Sweet and sour

>> Huppert spikes Chabrol's Merci pour le chocolat

by MATTHEW HAYS

Claude Chabrol manages to be both arthouse director and Hitchcock enthusiast with his latest film. Merci pour le chocolat (going under the English translation title Nightcap) is an oddly engaging tale involving young adults who may or may not have been switched at birth.

A beautiful young woman (Anna Mouglalis) soon has grave suspicions about her lineage when her mother reluctantly reveals that there was some confusion between her and another baby at birth. A fight ensued after Mouglalis was born, and a famous pianist was convinced, however briefly, that his wife had given birth to a daughter and not the son they ended up with. Things wouldn't be quite so weird for this Mouglalis, except that she is studying classical piano, and thus feels this famous musician's vocation is a clue to her genetic disposition. Is he her real father? Was she switched at birth? If the children were mixed up, then hospital workers are even worse than we suspected--how could the sex of a newborn not be noted at birth? This last question is never really pondered by the characters but, this being an arty French film, best not to argue with the plot's internal logic.

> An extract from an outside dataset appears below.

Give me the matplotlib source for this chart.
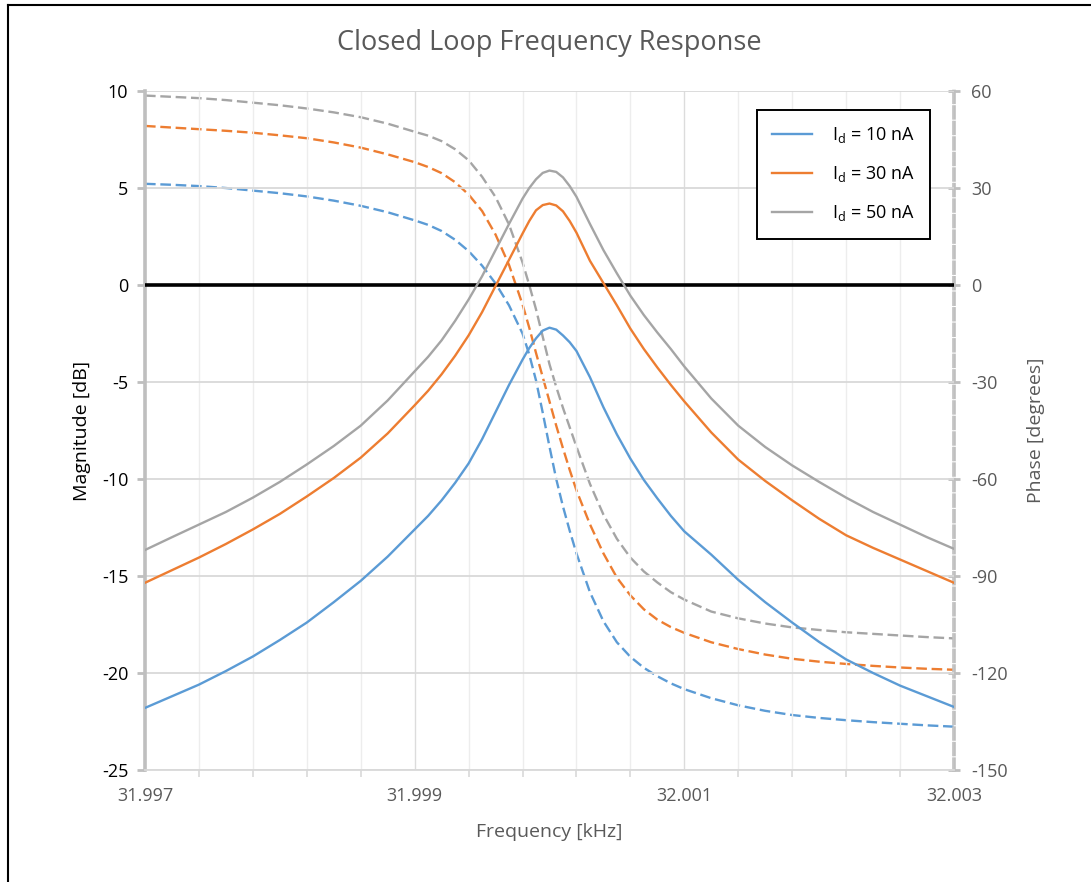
import numpy as np
import matplotlib
matplotlib.use('Agg')
import matplotlib.pyplot as plt
from matplotlib.lines import Line2D
from matplotlib.ticker import MultipleLocator, FixedLocator

plt.rcParams['font.family'] = ['Open Sans', 'DejaVu Sans']
plt.rcParams['mathtext.fontset'] = 'custom'
plt.rcParams['mathtext.rm'] = 'Open Sans'
plt.rcParams['mathtext.it'] = 'Open Sans'
plt.rcParams['axes.unicode_minus'] = False

# frequency points [kHz]
freq = [31.9970, 31.9972, 31.9974, 31.9976, 31.9978, 31.9980, 31.9982, 31.9984, 31.9986, 31.9988,
        31.9990, 31.9991, 31.9992, 31.9993, 31.9994, 31.9995, 31.9996, 31.9997, 31.9998, 31.99985,
        31.9999, 31.99995, 32.0000, 32.00005, 32.0001, 32.00015, 32.0002, 32.0003, 32.0004, 32.0005,
        32.0006, 32.0007, 32.0008, 32.0009, 32.0010,
        32.0012, 32.0014, 32.0016, 32.0018, 32.0020, 32.0022, 32.0024, 32.0026, 32.0028, 32.0030]

# magnitude [dB]
mag_10 = [-21.8, -21.2, -20.6, -19.9, -19.15, -18.3, -17.4, -16.35, -15.25, -14.0,
          -12.6, -11.9, -11.1, -10.2, -9.2, -7.95, -6.55, -5.15, -3.85, -3.25,
          -2.75, -2.35, -2.2, -2.3, -2.6, -2.95, -3.4, -4.75, -6.3, -7.7,
          -8.95, -10.05, -11.0, -11.9, -12.7,
          -13.9, -15.2, -16.35, -17.4, -18.4, -19.3, -20.0, -20.65, -21.2, -21.75]
mag_30 = [-15.35, -14.7, -14.05, -13.35, -12.6, -11.8, -10.9, -9.95, -8.9, -7.65,
          -6.2, -5.45, -4.6, -3.65, -2.6, -1.4, -0.05, 1.3, 2.65, 3.3,
          3.85, 4.12, 4.2, 4.1, 3.8, 3.3, 2.7, 1.25, 0.1, -1.05,
          -2.25, -3.3, -4.25, -5.15, -6.0,
          -7.6, -9.0, -10.1, -11.1, -12.05, -12.9, -13.55, -14.15, -14.75, -15.35]
mag_50 = [-13.66, -13.0, -12.35, -11.7, -10.96, -10.15, -9.25, -8.3, -7.25, -5.95,
          -4.45, -3.7, -2.85, -1.85, -0.75, 0.45, 1.8, 3.15, 4.45, 5.0,
          5.45, 5.78, 5.9, 5.83, 5.55, 5.1, 4.55, 3.15, 1.8, 0.6,
          -0.55, -1.55, -2.45, -3.3, -4.2,
          -5.85, -7.25, -8.35, -9.3, -10.15, -10.96, -11.7, -12.35, -13.0, -13.6]

# phase [degrees]
ph_10 = [31.3, 31.0, 30.6, 30.0, 29.2, 28.4, 27.4, 26.1, 24.5, 22.5,
         20.0, 18.6, 16.7, 14.0, 10.5, 6.0, 0.5, -6.3, -15.0, -21.5,
         -29.5, -39.5, -50.0, -60.0, -68.5, -76.0, -83.0, -95.0, -104.0, -110.5,
         -115.0, -118.4, -121.0, -123.2, -125.0,
         -127.8, -130.0, -131.7, -133.0, -133.9, -134.6, -135.2, -135.7, -136.2, -136.6]
ph_30 = [49.2, 48.7, 48.2, 47.7, 47.1, 46.3, 45.4, 44.1, 42.5, 40.4,
         38.0, 36.5, 34.6, 31.8, 28.0, 22.9, 15.6, 6.2, -6.0, -13.2,
         -21.0, -28.5, -36.0, -43.5, -50.5, -57.2, -63.5, -74.0, -83.0, -90.5,
         -96.0, -100.3, -103.5, -105.8, -107.6,
         -110.5, -112.6, -114.3, -115.6, -116.5, -117.2, -117.8, -118.3, -118.7, -119.0]
ph_50 = [58.6, 58.2, 57.8, 57.2, 56.4, 55.6, 54.6, 53.4, 51.9, 49.9,
         47.4, 46.2, 44.5, 42.0, 38.6, 33.5, 27.2, 18.7, 7.0, 0.0,
         -7.5, -16.0, -24.5, -31.5, -38.0, -44.0, -50.0, -61.5, -71.0, -78.5,
         -84.3, -88.6, -92.0, -95.0, -97.3,
         -101.0, -103.1, -104.7, -105.9, -106.7, -107.4, -107.9, -108.4, -108.9, -109.3]

labels = [r'I$_\mathrm{d}$ = 10 nA', r'I$_\mathrm{d}$ = 30 nA', r'I$_\mathrm{d}$ = 50 nA']
colors = ['#5B9BD5', '#ED7D31', '#A5A5A5']
gray_txt = '#595959'
axis_gray = '#BFBFBF'

fig = plt.figure(figsize=(10.91, 8.82), dpi=100)
ax = fig.add_axes([0.1329, 0.127, 0.7415, 0.7698])
ax2 = ax.twinx()

# gridlines
ax.set_xlim(31.997, 32.003)
ax.set_ylim(-25, 10)
ax.yaxis.set_major_locator(MultipleLocator(5))
ax.xaxis.set_major_locator(FixedLocator([31.997, 31.999, 32.001, 32.003]))
ax.xaxis.set_minor_locator(FixedLocator(np.linspace(31.997, 32.003, 16)))
ax.grid(axis='y', which='major', color='#D9D9D9', lw=1.3, zorder=0)
ax.grid(axis='x', which='minor', color='#EDEDED', lw=1.0, zorder=0)
ax.grid(axis='x', which='major', color='#DCDCDC', lw=1.0, zorder=0)
ax.set_axisbelow(True)

ax.axhline(0, color='black', lw=2.6, zorder=3)

for m, c in zip([mag_10, mag_30, mag_50], colors):
    ax.plot(freq, m, color=c, lw=1.7, zorder=4)

ax2.set_ylim(-150, 60)
ax2.yaxis.set_major_locator(MultipleLocator(30))
for p, c in zip([ph_10, ph_30, ph_50], colors):
    ax2.plot(freq, p, color=c, lw=1.7, dashes=(4.5, 2.0))

# spines
for a in (ax, ax2):
    a.spines['top'].set_visible(False)
ax.spines['right'].set_visible(False)
ax2.spines['left'].set_visible(False)
ax2.spines['bottom'].set_visible(False)
ax.spines['left'].set_color(axis_gray)
ax.spines['left'].set_linewidth(2.6)
ax.spines['bottom'].set_color('#D9D9D9')
ax.spines['bottom'].set_linewidth(1.3)
ax2.spines['right'].set_color(axis_gray)
ax2.spines['right'].set_linewidth(2.6)
ax2.spines['right'].set_linestyle((0, (3.0, 1.3)))

ax.tick_params(axis='y', which='major', direction='out', length=6, width=2,
               color=axis_gray, labelsize=13, labelcolor='black', pad=6)
ax.tick_params(axis='x', which='major', length=0, labelsize=13, labelcolor=gray_txt, pad=12)
ax.tick_params(axis='x', which='minor', direction='out', length=5, width=1.2,
               color='#D9D9D9')
ax.set_xticklabels(['31.997', '31.999', '32.001', '32.003'])
ax2.tick_params(axis='y', which='major', direction='inout', length=9, width=2,
                color=axis_gray, labelsize=13, labelcolor=gray_txt, pad=8)

ax.set_ylabel('Magnitude [dB]', fontsize=14, color='black', labelpad=8)
ax2.set_ylabel('Phase [degrees]', fontsize=14, color=gray_txt, labelpad=14)
ax.set_xlabel('Frequency [kHz]', fontsize=14, color=gray_txt, labelpad=13)

fig.text(0.5035, 0.951, 'Closed Loop Frequency Response', ha='center', va='center',
         fontsize=19.5, color=gray_txt)

handles = [Line2D([0], [0], color=c, lw=1.7) for c in colors]
leg = ax.legend(handles, labels, loc='upper right', bbox_to_anchor=(0.97, 0.972),
                fontsize=13, frameon=True, fancybox=False, framealpha=1,
                edgecolor='black', handlelength=2.2, handletextpad=1.1,
                labelspacing=1.05, borderpad=0.85, borderaxespad=0)
leg.get_frame().set_linewidth(1.4)
leg.set_zorder(10)
ax.set_zorder(ax2.get_zorder() + 1)
ax.patch.set_visible(False)

# outer border visible at left and top
fig.add_artist(Line2D([0.0075, 0.0075], [0.0, 0.994], color='black', lw=1.5,
                      transform=fig.transFigure))
fig.add_artist(Line2D([0.0075, 1.0], [0.994, 0.994], color='black', lw=1.5,
                      transform=fig.transFigure))

fig.savefig('out.png', dpi=100)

But as the two rather confused family units come to be friendly socially, the young daughter becomes suspicious of her potential father's new wife (played by Chabrol favourite Isabelle Huppert) and the film takes a sharp turn. Mouglalis is convinced that Huppert, the heiress of a famous chocolate company, poisoned the pianist's first wife (who, it was thought up till this point, almost certainly committed suicide).

Such confusing family relations. And such a mystery, though I must say, whether or not Huppert actually dunnit didn't add up to a mystery to me, though I couldn't quite tell if that was due to the intentional organicness of the screenplay, or because of my own personal bias. I interviewed Huppert a couple of years back while she was promoting another film and found her to be such an unpleasant, prickly sourpuss, it only seemed logical to me that she would turn out to be a cold, calculating murderess.

I still find Chabrol's undeniably fascinating mélange of styles a mystery. I suspect he did intend for us to suspect Huppert's nasty streak from the get-go. It's part of the film's strength that knowing that doesn't take away from its impact.